((

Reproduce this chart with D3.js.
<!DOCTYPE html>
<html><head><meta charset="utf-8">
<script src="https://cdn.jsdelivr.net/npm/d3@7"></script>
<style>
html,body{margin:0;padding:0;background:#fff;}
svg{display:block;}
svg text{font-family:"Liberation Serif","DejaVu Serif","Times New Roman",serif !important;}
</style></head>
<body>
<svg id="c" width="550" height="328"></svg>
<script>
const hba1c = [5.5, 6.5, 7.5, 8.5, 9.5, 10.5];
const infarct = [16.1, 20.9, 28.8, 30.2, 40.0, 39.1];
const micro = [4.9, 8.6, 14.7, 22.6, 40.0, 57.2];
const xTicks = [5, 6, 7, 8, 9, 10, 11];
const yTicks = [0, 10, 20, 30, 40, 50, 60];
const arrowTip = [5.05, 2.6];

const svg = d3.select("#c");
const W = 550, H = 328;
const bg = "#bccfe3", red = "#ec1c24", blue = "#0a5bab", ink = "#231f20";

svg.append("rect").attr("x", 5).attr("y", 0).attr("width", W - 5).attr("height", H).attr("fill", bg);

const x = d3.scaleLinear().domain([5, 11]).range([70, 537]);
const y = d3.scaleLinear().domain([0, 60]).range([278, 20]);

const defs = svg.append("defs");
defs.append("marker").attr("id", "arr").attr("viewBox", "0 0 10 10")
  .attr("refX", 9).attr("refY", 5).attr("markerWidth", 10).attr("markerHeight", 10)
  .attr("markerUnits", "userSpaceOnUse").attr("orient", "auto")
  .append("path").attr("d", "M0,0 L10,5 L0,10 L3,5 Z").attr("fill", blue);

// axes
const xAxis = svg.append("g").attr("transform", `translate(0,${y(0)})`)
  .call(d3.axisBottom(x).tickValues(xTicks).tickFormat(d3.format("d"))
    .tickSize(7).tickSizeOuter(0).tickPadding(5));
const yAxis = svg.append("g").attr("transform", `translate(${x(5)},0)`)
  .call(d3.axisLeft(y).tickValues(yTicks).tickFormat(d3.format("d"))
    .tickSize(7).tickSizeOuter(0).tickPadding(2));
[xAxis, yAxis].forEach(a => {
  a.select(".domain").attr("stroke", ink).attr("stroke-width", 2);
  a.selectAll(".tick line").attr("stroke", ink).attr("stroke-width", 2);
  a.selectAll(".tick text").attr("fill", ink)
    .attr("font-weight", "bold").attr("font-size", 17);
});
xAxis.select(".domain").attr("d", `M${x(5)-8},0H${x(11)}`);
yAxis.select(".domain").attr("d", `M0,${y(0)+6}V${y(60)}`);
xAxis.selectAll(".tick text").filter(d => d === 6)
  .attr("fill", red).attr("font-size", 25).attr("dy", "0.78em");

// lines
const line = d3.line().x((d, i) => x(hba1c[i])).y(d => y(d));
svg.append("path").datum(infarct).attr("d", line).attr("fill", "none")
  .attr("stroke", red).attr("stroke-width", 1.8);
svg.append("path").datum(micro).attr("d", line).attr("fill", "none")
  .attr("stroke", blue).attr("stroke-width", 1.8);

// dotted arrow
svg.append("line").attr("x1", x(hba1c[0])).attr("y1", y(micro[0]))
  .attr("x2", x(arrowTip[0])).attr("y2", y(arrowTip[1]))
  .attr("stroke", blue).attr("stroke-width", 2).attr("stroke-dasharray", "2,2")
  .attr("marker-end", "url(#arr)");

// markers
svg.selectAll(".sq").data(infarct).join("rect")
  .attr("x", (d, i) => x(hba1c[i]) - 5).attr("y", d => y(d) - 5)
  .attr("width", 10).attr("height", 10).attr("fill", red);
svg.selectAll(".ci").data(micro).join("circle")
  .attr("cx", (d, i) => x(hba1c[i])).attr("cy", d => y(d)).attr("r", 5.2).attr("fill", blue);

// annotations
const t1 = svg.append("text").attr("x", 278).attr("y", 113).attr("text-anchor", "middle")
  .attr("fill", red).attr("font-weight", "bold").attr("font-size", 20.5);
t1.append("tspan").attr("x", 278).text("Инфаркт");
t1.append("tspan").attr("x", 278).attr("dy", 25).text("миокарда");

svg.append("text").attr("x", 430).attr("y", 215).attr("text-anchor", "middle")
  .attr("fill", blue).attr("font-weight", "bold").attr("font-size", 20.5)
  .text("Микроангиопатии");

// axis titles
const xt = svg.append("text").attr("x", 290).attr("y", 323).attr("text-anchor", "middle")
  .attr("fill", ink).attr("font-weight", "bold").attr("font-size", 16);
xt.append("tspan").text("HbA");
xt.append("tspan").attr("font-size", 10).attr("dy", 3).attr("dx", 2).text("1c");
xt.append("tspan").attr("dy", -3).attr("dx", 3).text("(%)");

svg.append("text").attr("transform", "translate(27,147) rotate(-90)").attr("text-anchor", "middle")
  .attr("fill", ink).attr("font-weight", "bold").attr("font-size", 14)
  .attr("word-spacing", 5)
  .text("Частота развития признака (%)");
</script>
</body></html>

))
((

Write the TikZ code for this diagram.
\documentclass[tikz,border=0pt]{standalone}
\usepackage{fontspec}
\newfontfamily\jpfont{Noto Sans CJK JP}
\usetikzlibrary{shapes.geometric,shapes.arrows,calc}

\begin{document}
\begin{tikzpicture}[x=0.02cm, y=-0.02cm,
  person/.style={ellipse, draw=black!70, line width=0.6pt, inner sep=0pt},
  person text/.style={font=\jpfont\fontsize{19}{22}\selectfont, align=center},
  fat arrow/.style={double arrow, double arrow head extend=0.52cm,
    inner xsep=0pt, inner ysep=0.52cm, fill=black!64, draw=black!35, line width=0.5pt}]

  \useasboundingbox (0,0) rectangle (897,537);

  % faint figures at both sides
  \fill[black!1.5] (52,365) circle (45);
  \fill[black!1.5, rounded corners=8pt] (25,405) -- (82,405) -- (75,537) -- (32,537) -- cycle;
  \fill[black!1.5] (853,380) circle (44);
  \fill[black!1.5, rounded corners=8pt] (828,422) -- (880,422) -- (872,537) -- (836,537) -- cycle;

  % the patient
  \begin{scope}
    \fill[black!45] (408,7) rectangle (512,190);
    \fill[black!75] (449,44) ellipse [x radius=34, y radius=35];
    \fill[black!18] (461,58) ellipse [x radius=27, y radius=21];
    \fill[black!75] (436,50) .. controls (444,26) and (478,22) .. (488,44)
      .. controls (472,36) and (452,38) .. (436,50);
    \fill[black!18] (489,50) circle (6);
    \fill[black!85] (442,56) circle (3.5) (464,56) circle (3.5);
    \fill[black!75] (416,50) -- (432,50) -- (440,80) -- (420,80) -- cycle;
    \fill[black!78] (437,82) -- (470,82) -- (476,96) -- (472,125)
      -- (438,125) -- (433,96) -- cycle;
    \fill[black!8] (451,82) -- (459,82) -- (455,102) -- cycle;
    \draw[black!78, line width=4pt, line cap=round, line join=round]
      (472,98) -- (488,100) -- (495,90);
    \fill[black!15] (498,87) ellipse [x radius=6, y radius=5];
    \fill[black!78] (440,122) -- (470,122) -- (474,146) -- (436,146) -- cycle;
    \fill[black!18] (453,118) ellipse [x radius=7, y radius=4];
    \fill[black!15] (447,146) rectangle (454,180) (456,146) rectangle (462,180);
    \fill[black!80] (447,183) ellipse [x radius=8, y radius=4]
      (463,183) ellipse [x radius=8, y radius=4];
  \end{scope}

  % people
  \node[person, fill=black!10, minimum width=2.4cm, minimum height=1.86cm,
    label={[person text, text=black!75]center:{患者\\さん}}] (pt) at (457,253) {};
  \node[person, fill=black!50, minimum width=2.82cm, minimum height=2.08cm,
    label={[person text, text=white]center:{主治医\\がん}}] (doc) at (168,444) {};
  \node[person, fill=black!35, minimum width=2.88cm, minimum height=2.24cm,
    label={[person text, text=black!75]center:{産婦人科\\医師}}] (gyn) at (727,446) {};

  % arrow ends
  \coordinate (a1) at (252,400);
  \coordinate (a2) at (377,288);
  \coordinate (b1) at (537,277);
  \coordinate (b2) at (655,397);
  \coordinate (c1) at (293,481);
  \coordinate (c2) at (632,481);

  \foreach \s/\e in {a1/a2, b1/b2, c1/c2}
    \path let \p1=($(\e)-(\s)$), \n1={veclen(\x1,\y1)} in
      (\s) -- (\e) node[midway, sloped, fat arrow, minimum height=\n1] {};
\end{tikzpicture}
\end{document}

))

From the entries above, give again exactly the lines running from the line with "Reproduce this chart with D3.js." to the line with "L10,5 L0,10 L3,5"; include both of those lines.

### Written solution
Reproduce this chart with D3.js.
<!DOCTYPE html>
<html><head><meta charset="utf-8">
<script src="https://cdn.jsdelivr.net/npm/d3@7"></script>
<style>
html,body{margin:0;padding:0;background:#fff;}
svg{display:block;}
svg text{font-family:"Liberation Serif","DejaVu Serif","Times New Roman",serif !important;}
</style></head>
<body>
<svg id="c" width="550" height="328"></svg>
<script>
const hba1c = [5.5, 6.5, 7.5, 8.5, 9.5, 10.5];
const infarct = [16.1, 20.9, 28.8, 30.2, 40.0, 39.1];
const micro = [4.9, 8.6, 14.7, 22.6, 40.0, 57.2];
const xTicks = [5, 6, 7, 8, 9, 10, 11];
const yTicks = [0, 10, 20, 30, 40, 50, 60];
const arrowTip = [5.05, 2.6];

const svg = d3.select("#c");
const W = 550, H = 328;
const bg = "#bccfe3", red = "#ec1c24", blue = "#0a5bab", ink = "#231f20";

svg.append("rect").attr("x", 5).attr("y", 0).attr("width", W - 5).attr("height", H).attr("fill", bg);

const x = d3.scaleLinear().domain([5, 11]).range([70, 537]);
const y = d3.scaleLinear().domain([0, 60]).range([278, 20]);

const defs = svg.append("defs");
defs.append("marker").attr("id", "arr").attr("viewBox", "0 0 10 10")
  .attr("refX", 9).attr("refY", 5).attr("markerWidth", 10).attr("markerHeight", 10)
  .attr("markerUnits", "userSpaceOnUse").attr("orient", "auto")
  .append("path").attr("d", "M0,0 L10,5 L0,10 L3,5 Z").attr("fill", blue);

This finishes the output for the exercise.